Posted by Sarah Nichols on 10/15/2015

Ye Olde Reference Interview. It offers an excellent opportunity to practice “Sticky Marketing,” allowing you to meet your users where they are (in this case, in the context of a research project) and to make a personal connection that results in the library being more integrated with employees’ daily workflow.

Marketing of library products and services is done both formally and informally – the opportunities to impress your users simply by doing your job well and going the extra mile are myriad. The reference interview offers the perfect chance to build awareness of the library’s value and helps build personal relationships that ensure library staff are always thought of as integral to employee efficiency and success. It’s well known that people often ask “the wrong question” – yes, there is such a thing – when they approach a librarian for help. They usually ask for data. It’s your job to expand or even narrow the scope of their request so that you can deliver the information and knowledge they really need.

In my years as a researcher at McKinsey and Company, and then as a research manager brainstorming with librarians and information specialists as they worked on projects, I learned that the best question for a librarian to ask, first and foremost, is: what problem are you trying to solve? Context is everything.

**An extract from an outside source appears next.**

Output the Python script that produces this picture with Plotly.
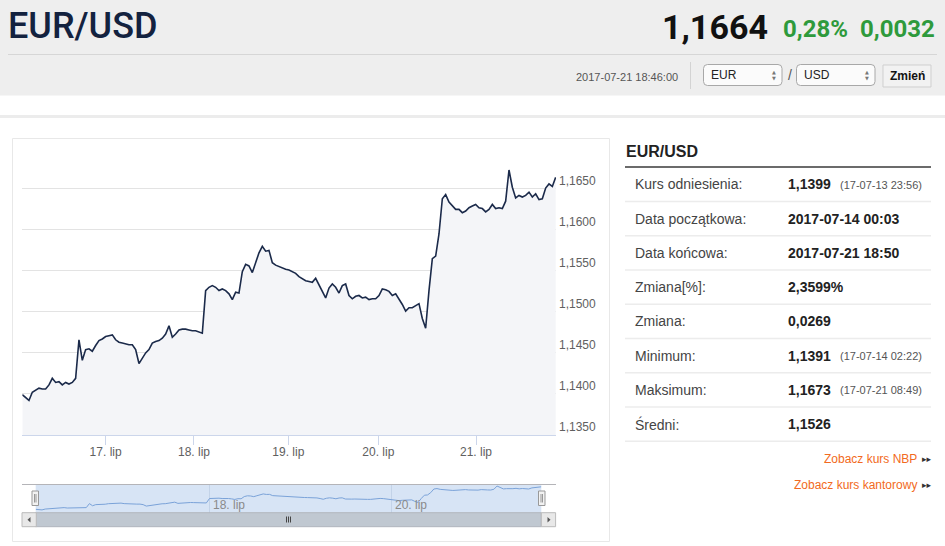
import plotly.graph_objects as go

# EUR/USD 14-21 lip 2017, sampled evenly along the ordinal (trading-time) axis
rates = [
    1.1399, 1.1396, 1.1392, 1.1402, 1.1405, 1.1407, 1.1406, 1.1406, 1.1411, 1.1419,
    1.1414, 1.1415, 1.1411, 1.1414, 1.1412, 1.1414, 1.1419, 1.1466, 1.1441, 1.1454,
    1.1455, 1.1452, 1.1459, 1.1465, 1.1467, 1.1470, 1.1471, 1.1472, 1.1466, 1.1463,
    1.1462, 1.1461, 1.1460, 1.1460, 1.1454, 1.1437, 1.1443, 1.1450, 1.1454, 1.1462,
    1.1464, 1.1465, 1.1468, 1.1473, 1.1483, 1.1469, 1.1473, 1.1478, 1.1479, 1.1479,
    1.1478, 1.1477, 1.1477, 1.1475, 1.1474, 1.1526, 1.1530, 1.1532, 1.1530, 1.1526,
    1.1528, 1.1526, 1.1522, 1.1515, 1.1524, 1.1523, 1.1549, 1.1558, 1.1556, 1.1548,
    1.1559, 1.1572, 1.1580, 1.1574, 1.1575, 1.1560, 1.1557, 1.1555, 1.1554, 1.1552,
    1.1551, 1.1549, 1.1547, 1.1543, 1.1540, 1.1538, 1.1537,
    1.1536, 1.1541, 1.1533, 1.1526, 1.1517, 1.1529, 1.1534, 1.1530, 1.1523, 1.1532,
    1.1534, 1.1520, 1.1516, 1.1519, 1.1520, 1.1517, 1.1518, 1.1515, 1.1516, 1.1516,
    1.1520, 1.1528, 1.1527, 1.1525, 1.1520, 1.1522, 1.1516, 1.1509, 1.1501, 1.1505,
    1.1505, 1.1508, 1.1510, 1.1492, 1.1480, 1.1526, 1.1565, 1.1568, 1.1595, 1.1638,
    1.1643, 1.1634, 1.1629, 1.1625, 1.1625, 1.1621, 1.1623, 1.1627, 1.1629, 1.1631,
    1.1627, 1.1626, 1.1622, 1.1625, 1.1631, 1.1626, 1.1627, 1.1626, 1.1635, 1.1673,
    1.1652, 1.1639, 1.1642, 1.1640, 1.1642, 1.1646, 1.1640, 1.1644, 1.1637, 1.1638,
    1.1651, 1.1656, 1.1653, 1.1664,
]
idx = list(range(len(rates)))

day_labels = ["17. lip", "18. lip", "19. lip", "20. lip", "21. lip"]
day_pos = [25.0, 51.5, 79.8, 106.8, 136.1]      # sample index where each day starts
nav_labels = ["18. lip", "20. lip"]
nav_pos = [54.9, 112.5]
y_ticks = [1.135, 1.140, 1.145, 1.150, 1.155, 1.160, 1.165, 1.170]

pair = "EUR/USD"
last_rate = "1,1664"
change_pct = "0,28%"
change_abs = "0,0032"
quote_time = "2017-07-21 18:46:00"

stat_labels = ["Kurs odniesienia:", "Data początkowa:", "Data końcowa:", "Zmiana[%]:",
               "Zmiana:", "Minimum:", "Maksimum:", "Średni:"]
stat_values = ["1,1399", "2017-07-14 00:03", "2017-07-21 18:50", "2,3599%",
               "0,0269", "1,1391", "1,1673", "1,1526"]
stat_notes = ["(17-07-13 23:56)", "", "", "", "", "(17-07-14 02:22)", "(17-07-21 08:49)", ""]
links = ["Zobacz kurs NBP", "Zobacz kurs kantorowy"]

W, H = 945, 546
ARIAL = "Liberation Sans, Arial, sans-serif"
HEAD = "Roboto, sans-serif"

# navigator plot area, in page pixels
NAV_X0, NAV_X1 = 35.7, 541.3
NAV_RANGE = [0, 160]


def px(x):
    return x / W


def py(y):
    return 1 - y / H


shapes = []
annotations = []


def rect(x0, y0, x1, y1, fill=None, line=None, width=1, layer="below"):
    shapes.append(dict(type="rect", xref="paper", yref="paper",
                       x0=px(x0), x1=px(x1), y0=py(y1), y1=py(y0),
                       fillcolor=fill or "rgba(0,0,0,0)",
                       line=dict(color=line or "rgba(0,0,0,0)", width=width if line else 0),
                       layer=layer))


def seg(x0, y0, x1, y1, color, width=1, layer="below"):
    shapes.append(dict(type="line", xref="paper", yref="paper",
                       x0=px(x0), x1=px(x1), y0=py(y0), y1=py(y1),
                       line=dict(color=color, width=width), layer=layer))


def path(points, fill, line=None, layer="above"):
    d = "M" + " L".join(f"{px(a)},{py(b)}" for a, b in points) + " Z"
    shapes.append(dict(type="path", xref="paper", yref="paper", path=d, fillcolor=fill,
                       line=dict(color=line or "rgba(0,0,0,0)", width=1 if line else 0),
                       layer=layer))


def rrect(x0, y0, x1, y1, r, fill, line):
    p = [f"M{px(x0 + r)},{py(y0)}", f"L{px(x1 - r)},{py(y0)}",
         f"Q{px(x1)},{py(y0)} {px(x1)},{py(y0 + r)}", f"L{px(x1)},{py(y1 - r)}",
         f"Q{px(x1)},{py(y1)} {px(x1 - r)},{py(y1)}", f"L{px(x0 + r)},{py(y1)}",
         f"Q{px(x0)},{py(y1)} {px(x0)},{py(y1 - r)}", f"L{px(x0)},{py(y0 + r)}",
         f"Q{px(x0)},{py(y0)} {px(x0 + r)},{py(y0)}", "Z"]
    shapes.append(dict(type="path", xref="paper", yref="paper", path=" ".join(p),
                       fillcolor=fill, line=dict(color=line, width=1), layer="above"))


def text(x, y, s, size, color, anchor="left", family=ARIAL, weight="normal"):
    annotations.append(dict(xref="paper", yref="paper", x=px(x), y=py(y), text=s,
                            showarrow=False, xanchor=anchor, yanchor="middle",
                            font=dict(size=size, color=color, family=family, weight=weight)))


# ---- page header
rect(0, 0, W, 95.5, fill="#eeeeee")
seg(8, 54.5, 937, 54.5, "#d6d6d6")
text(6, 26, pair, 36, "#13223f", family=HEAD, weight=500)
text(770, 27, last_rate, 34, "#111111", anchor="right", family=HEAD, weight="bold")
text(781, 29, change_pct, 24, "#2e9a3c", family=HEAD, weight="bold")
text(937, 29, change_abs, 24, "#2e9a3c", anchor="right", family=HEAD, weight="bold")
text(680, 77, quote_time, 11, "#555555", anchor="right")
seg(690.5, 62, 690.5, 89, "#d3d3d3")
for x0, cur in [(703.5, "EUR"), (796.5, "USD")]:
    rrect(x0, 64.5, x0 + 78.5, 85.5, 4, "#fbfbfb", "#a8a8a8")
    text(x0 + 5, 75, cur, 12, "#222222")
    text(x0 + 70, 72, "▲", 5, "#777777", anchor="center", family="DejaVu Sans")
    text(x0 + 70, 78.5, "▼", 5, "#777777", anchor="center", family="DejaVu Sans")
text(789.5, 75.5, "/", 14, "#555555", anchor="center")
rect(883, 65, 931, 87, fill="#f2f2f2", line="#cfcfcf", layer="above")
text(907, 76, "Zmień", 12, "#111111", anchor="center", weight="bold")

# ---- page body frame
rect(0, 115, W, 118, fill="#ececec")
rect(12.5, 138.5, 609.5, 541.5, line="#e8e8e8")

# ---- navigator decorations
rect(NAV_X0, 484, NAV_X1, 512.7, fill="#d7e4f5")
seg(22, 484.5, 556, 484.5, "#b4b4b8", layer="above")
rect(NAV_X0, 512.7, NAV_X1, 526.7, fill="#c0c8d1", line="#b0b6bd", layer="above")
for x0 in (22, NAV_X1):
    rect(x0, 512.7, x0 + 14.3, 526.7, fill="#e8e8e8", line="#bbbbbb", layer="above")
path([(30.5, 517), (27.5, 519.7), (30.5, 522.4)], "#555555")
path([(547.5, 517), (550.5, 519.7), (547.5, 522.4)], "#555555")
for gx in (286.5, 288.5, 290.5):
    seg(gx, 516.5, gx, 522.5, "#444444", layer="above")
for hx in (32, 538.5):
    rect(hx, 491, hx + 6.5, 505.5, fill="#f2f2f2", line="#999999", layer="above")
    seg(hx + 2.5, 494, hx + 2.5, 502.5, "#999999", layer="above")
    seg(hx + 4, 494, hx + 4, 502.5, "#999999", layer="above")
for pos, lab in zip(nav_pos, nav_labels):
    lx = NAV_X0 + (pos - NAV_RANGE[0]) / (NAV_RANGE[1] - NAV_RANGE[0]) * (NAV_X1 - NAV_X0)
    text(lx + 2, 505, lab, 12, "#8a8a8a")

# ---- statistics panel
text(624, 151, pair, 16, "#222222", weight="bold")
rect(625, 166, 931, 168, fill="#6b6b6b")
for i, (lab, val, note) in enumerate(zip(stat_labels, stat_values, stat_notes)):
    yc = 184.3 + i * 34.25
    text(633, yc, lab, 14, "#444444")
    text(786, yc, val, 14, "#222222", weight="bold")
    if note:
        text(838, yc + 0.5, note, 11, "#555555")
    seg(625, yc + 17.3, 931, yc + 17.3, "#ececec", width=1.5)
for i, lab in enumerate(links):
    yl = 458.5 + i * 26
    text(919, yl, lab, 12, "#f26a21", anchor="right")
    text(920, yl, "▸▸", 9, "#333333", family="DejaVu Sans")

fig = go.Figure()
fig.add_trace(go.Scatter(
    x=idx, y=rates, mode="lines", fill="tozeroy", fillcolor="#f4f5f8",
    line=dict(color="#1b2a4a", width=1.6), hoverinfo="skip", xaxis="x", yaxis="y",
))
fig.add_trace(go.Scatter(
    x=idx, y=rates, mode="lines", line=dict(color="#7aa2d8", width=1),
    hoverinfo="skip", xaxis="x2", yaxis="y2",
))

fig.update_layout(
    width=W, height=H,
    margin=dict(l=0, r=0, t=0, b=0),
    paper_bgcolor="white", plot_bgcolor="rgba(0,0,0,0)",
    showlegend=False,
    xaxis=dict(
        domain=[px(22.3), px(556)], range=[0, 160.1],
        tickvals=day_pos, ticktext=day_labels,
        ticks="outside", ticklen=9, tickcolor="#ccd6eb", ticklabelstandoff=-3,
        showline=True, linecolor="#ccd6eb", linewidth=1,
        showgrid=False, zeroline=False, fixedrange=True,
        tickfont=dict(size=12, color="#606060", family=ARIAL),
    ),
    yaxis=dict(
        domain=[py(435), py(147.7)], range=[1.13499, 1.17002],
        side="right", anchor="x",
        tickvals=y_ticks,
        ticktext=[("" if v == y_ticks[-1] else f"{v:.4f}".replace(".", ",")) for v in y_ticks],
        ticklabelposition="outside top", ticklabelstandoff=2,
        showgrid=True, gridcolor="#e3e3e3", gridwidth=1,
        showline=False, zeroline=False, ticks="", fixedrange=True,
        tickfont=dict(size=12, color="#606060", family=ARIAL),
    ),
    xaxis2=dict(
        domain=[px(NAV_X0), px(NAV_X1)], range=NAV_RANGE, anchor="y2",
        tickvals=nav_pos, showticklabels=False,
        showgrid=True, gridcolor="#c3d3e8", showline=False, zeroline=False,
        ticks="", fixedrange=True,
    ),
    yaxis2=dict(
        domain=[py(512.7), py(484)], range=[1.1359, 1.1697], anchor="x2",
        showgrid=False, showticklabels=False, zeroline=False, showline=False,
        fixedrange=True,
    ),
    shapes=shapes,
    annotations=annotations,
)

# the page body has a default 8px margin; drop it so the figure fills the window
fig.write_html("out.html", config={"displayModeBar": False},
               post_script="document.body.style.margin = '0';")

Once the requester describes the context for their request – the background, the reason for the specific initial question, the desired end result, and the deliverable that they have to produce, you will be best able to help them – beyond (or even instead of) answering the original data request. *If they resist engaging with you for a dialogue rather than the transaction they envisioned, quickly explain the above …and then if they still want a transaction, you can deliver the exact data they requested and say you are available for follow up. That in itself is great customer service and is also good marketing for the department – even though you know you could add much more value with higher engagement.

A second question helped us hone in on the level of research required, or at least the type of deliverable needed. We would say: “Do you want to be…

  • Cocktail party smart,
  • Go to lunch smart, or
  • Boil the ocean smart?”
I got a kick out of it when one day I was walking along the hall and heard someone instruct his business analyst to go to R&I (the Research and Information Services Department) and “have them make you cocktail party smart on this before we meet with the client.” Understand the information need, deliver more than simply data, and empower your users at the appropriate level for the context - and you will embed the library as a valued player in the daily workflow.